Related imageBig Eyes is a biographical film based on the life and career of Margaret Keane, an artist who became wildly successful in the 1950’s and 1960’s. After a previous marriage that she left together with her daughter, she met the charming Walter Keane, whom she thought was also an artist. (He wasn’t) She quickly fell in love with Walter after he promised that they would live a comfortable life, and married him.

Margaret was struggling to pay the bills, raise her daughter well, and keep her apartment in San Francisco. It didn’t help that she didn’t have much qualifications, due to majoring in an artistic field in college. She worked at a children’s crib manufacturer painting pictures on cribs.
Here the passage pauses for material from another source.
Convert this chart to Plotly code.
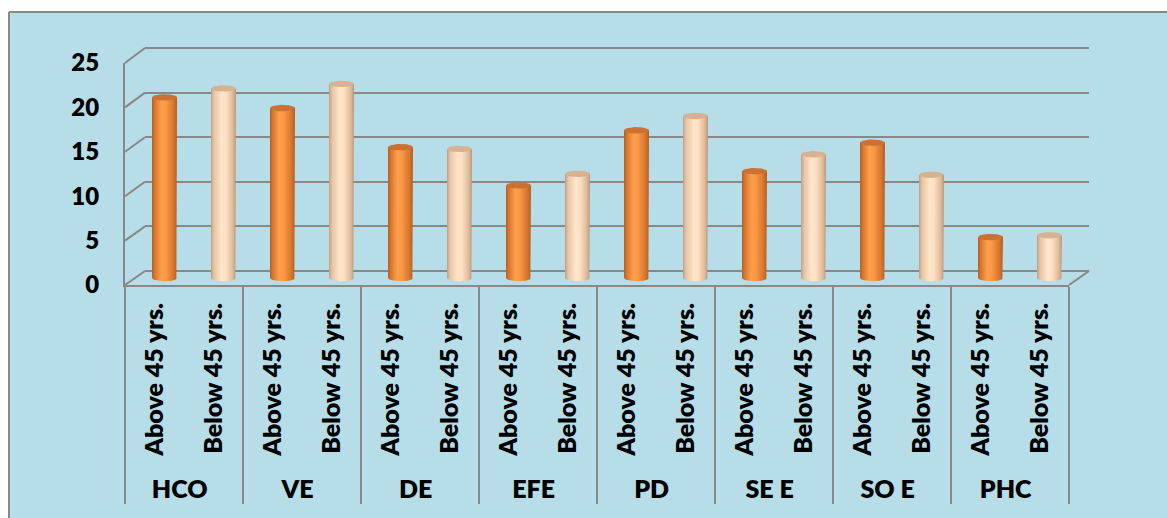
import numpy as np
import plotly.graph_objects as go

# ---------------- data ----------------
groups = ["HCO", "VE", "DE", "EFE", "PD", "SE E", "SO E", "PHC"]
subgroups = ["Above 45 yrs.", "Below 45 yrs."]
above_45 = [20.3, 19.1, 14.7, 10.4, 16.6, 12.0, 15.2, 4.6]
below_45 = [21.3, 21.8, 14.5, 11.7, 18.2, 13.9, 11.6, 4.8]
y_ticks = [0, 5, 10, 15, 20, 25]

# ---------------- styling ----------------
W, H = 1167, 518
BG = "#B7DDE8"
GRID = "#888888"
X_FONT = dict(family="Lato", size=25, color="#000000", weight=800)
Y_FONT = dict(family="Lato", size=24, color="#000000", weight=800)
ORANGE_SCALE = [[0, "#B85F1E"], [0.12, "#D8782F"], [0.38, "#FF9E4B"], [0.55, "#FB9945"],
                [0.85, "#D77630"], [1, "#B0601F"]]
PEACH_SCALE = [[0, "#BF9F82"], [0.12, "#E6C4A4"], [0.42, "#FFE5CA"], [0.6, "#FFE0C3"],
               [0.87, "#DDBA99"], [1, "#B8977A"]]
ORANGE_CAP = "#CC7132"
PEACH_CAP = "#D6B292"


def px_x(p):
    return p / W


def px_y(p):
    return 1 - p / H


# plane geometry (pixels)
FRONT_X, FRONT_Y0, FRONT_Y25 = (125, 1069), 285, 63
BACK_X, BACK_Y0, BACK_Y25 = (145, 1089), 271, 48
BAR_X, BAR_Y0, BAR_Y25 = (135, 1079), 278, 55.5
Y_MAX = 25
bar_ppu = (BAR_Y0 - BAR_Y25) / Y_MAX
back_ppu = (BACK_Y0 - BACK_Y25) / Y_MAX
BAR_YMIN = -1.0
BACK_PAD = 0.3

n_slots = len(groups) * len(subgroups)
slot_px = (BAR_X[1] - BAR_X[0]) / n_slots

fig = go.Figure()

# invisible trace carrying the two-level category axis
cat_x = [[g for g in groups for _ in subgroups], [s for _ in groups for s in subgroups]]
cat_y = [v for pair in zip(above_45, below_45) for v in pair]
fig.add_trace(go.Scatter(x=cat_x, y=cat_y, mode="markers", marker_opacity=0, hoverinfo="skip",
                         showlegend=False, xaxis="x", yaxis="y"))

# invisible trace for back wall subplot
fig.add_trace(go.Scatter(x=[0, 1], y=[0, 25], mode="markers", marker_opacity=0,
                         hoverinfo="skip", showlegend=False, xaxis="x2", yaxis="y2"))

# cylinders
half_w = 12.5 / slot_px          # in slot units
ell_h = 3.2 / bar_ppu            # in value units
t = np.linspace(0, np.pi, 40)
tt = np.linspace(0, 2 * np.pi, 60)

for gi, (a, b) in enumerate(zip(above_45, below_45)):
    for si, (val, scale, cap) in enumerate([(a, ORANGE_SCALE, ORANGE_CAP), (b, PEACH_SCALE, PEACH_CAP)]):
        c = gi * 2 + si
        bx = [c - half_w, c - half_w, c + half_w, c + half_w] + list(c + half_w * np.cos(t))
        by = [0, val, val, 0] + list(-ell_h * np.sin(t))
        fig.add_trace(go.Scatter(
            x=bx, y=by, fill="toself", mode="lines", line=dict(width=0),
            fillgradient=dict(type="horizontal", colorscale=scale),
            hoverinfo="skip", showlegend=False, xaxis="x3", yaxis="y3"))
        fig.add_trace(go.Scatter(
            x=list(c + half_w * np.cos(tt)), y=list(val + ell_h * np.sin(tt)),
            fill="toself", mode="lines", line=dict(width=0), fillcolor=cap,
            hoverinfo="skip", showlegend=False, xaxis="x3", yaxis="y3"))

shapes = []
# white strips outside the chart area + border
shapes.append(dict(type="rect", xref="paper", yref="paper", x0=-0.01, x1=1.01,
                   y0=px_y(12), y1=1.01, fillcolor="#FFFFFF", line_width=0, layer="below"))
shapes.append(dict(type="rect", xref="paper", yref="paper", x0=-0.01, x1=px_x(9),
                   y0=-0.01, y1=1.01, fillcolor="#FFFFFF", line_width=0, layer="below"))
shapes.append(dict(type="line", xref="paper", yref="paper", x0=px_x(9), x1=1.02,
                   y0=px_y(12), y1=px_y(12), line=dict(color=GRID, width=2), layer="below"))
shapes.append(dict(type="line", xref="paper", yref="paper", x0=px_x(9), x1=px_x(9),
                   y0=-0.02, y1=px_y(12), line=dict(color=GRID, width=2), layer="below"))


def y_front(v):
    return px_y(FRONT_Y0 - v / Y_MAX * (FRONT_Y0 - FRONT_Y25))


def y_back(v):
    return px_y(BACK_Y0 - v / Y_MAX * (BACK_Y0 - BACK_Y25))


for v in y_ticks:
    shapes.append(dict(type="line", xref="paper", yref="paper",
                       x0=px_x(FRONT_X[0]), y0=y_front(v), x1=px_x(BACK_X[0]), y1=y_back(v),
                       line=dict(color=GRID, width=2), layer="below"))
shapes.append(dict(type="line", xref="paper", yref="paper",
                   x0=px_x(FRONT_X[1]), y0=y_front(0), x1=px_x(BACK_X[1]), y1=y_back(0),
                   line=dict(color=GRID, width=2), layer="below"))

fig.update_layout(
    width=W, height=H,
    margin=dict(l=0, r=0, t=0, b=0, autoexpand=False),
    paper_bgcolor=BG,
    plot_bgcolor="rgba(0,0,0,0)",
    showlegend=False,
    shapes=shapes,
    xaxis=dict(domain=[px_x(FRONT_X[0]), px_x(FRONT_X[1])], anchor="y", type="multicategory",
               range=[-0.5, n_slots - 0.5],
               showline=True, linecolor=GRID, linewidth=2, tickangle=-90, tickfont=X_FONT,
               showdividers=True, dividercolor=GRID, dividerwidth=2, showgrid=False,
               zeroline=False, ticks="", automargin=False, ticklabelstandoff=6),
    yaxis=dict(domain=[px_y(FRONT_Y0), px_y(FRONT_Y25)], anchor="x", range=[0, Y_MAX],
               tickvals=y_ticks, showline=True, linecolor=GRID, linewidth=2, showgrid=False,
               zeroline=False, ticks="", tickfont=Y_FONT, ticklabelstandoff=19, automargin=False),
    xaxis2=dict(domain=[px_x(BACK_X[0]), px_x(BACK_X[1])], anchor="y2", range=[0, 1],
                visible=False, automargin=False),
    yaxis2=dict(domain=[px_y(BACK_Y0 + BACK_PAD * back_ppu), px_y(BACK_Y25 - BACK_PAD * back_ppu)],
                anchor="x2", range=[-BACK_PAD, Y_MAX + BACK_PAD],
                tickvals=y_ticks, showgrid=True, gridcolor=GRID, gridwidth=2,
                zeroline=False, showticklabels=False,
                showline=False, ticks="", automargin=False),
    xaxis3=dict(domain=[px_x(BAR_X[0]), px_x(BAR_X[1])], anchor="y3",
                range=[-0.5, n_slots - 0.5], visible=False, automargin=False),
    yaxis3=dict(domain=[px_y(BAR_Y0 - BAR_YMIN * bar_ppu), px_y(BAR_Y25)], anchor="x3",
                range=[BAR_YMIN, Y_MAX], visible=False, automargin=False),
)

fig.write_html("out.html")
In her free time, however, Margaret enjoyed painting portraits and selling them for money along the San Franciscan beach. Her unique style of art often featured melancholic-looking girls with oversized eyes. which eventually caught the eyes of the wealthy of San Francisco, and almost overnight her paintings and reproductions were being sold everywhere. But there was a catch- people didn’t know she was the painter.

Margaret’s husband, Walter Keane, was not a great painter himself, but was an extremely persuasive and cunning salesman. Margaret was the original painter, but she always signed them “Keane”. Walter was the one who first went out and tried to sell Margaret’s paintings, which he recognized had true potential. Since the 50’s and 60’s was still a time where people subconsciously perceived women as less creative/intelligent/etc. when compared to men, the first buyers assumed he was the painter. Walter didn’t correct them because he feared that people would lose interest in the paintings if they knew a woman had painted them, and before he knew it, he was raking in hundreds, if not thousands of dollars. 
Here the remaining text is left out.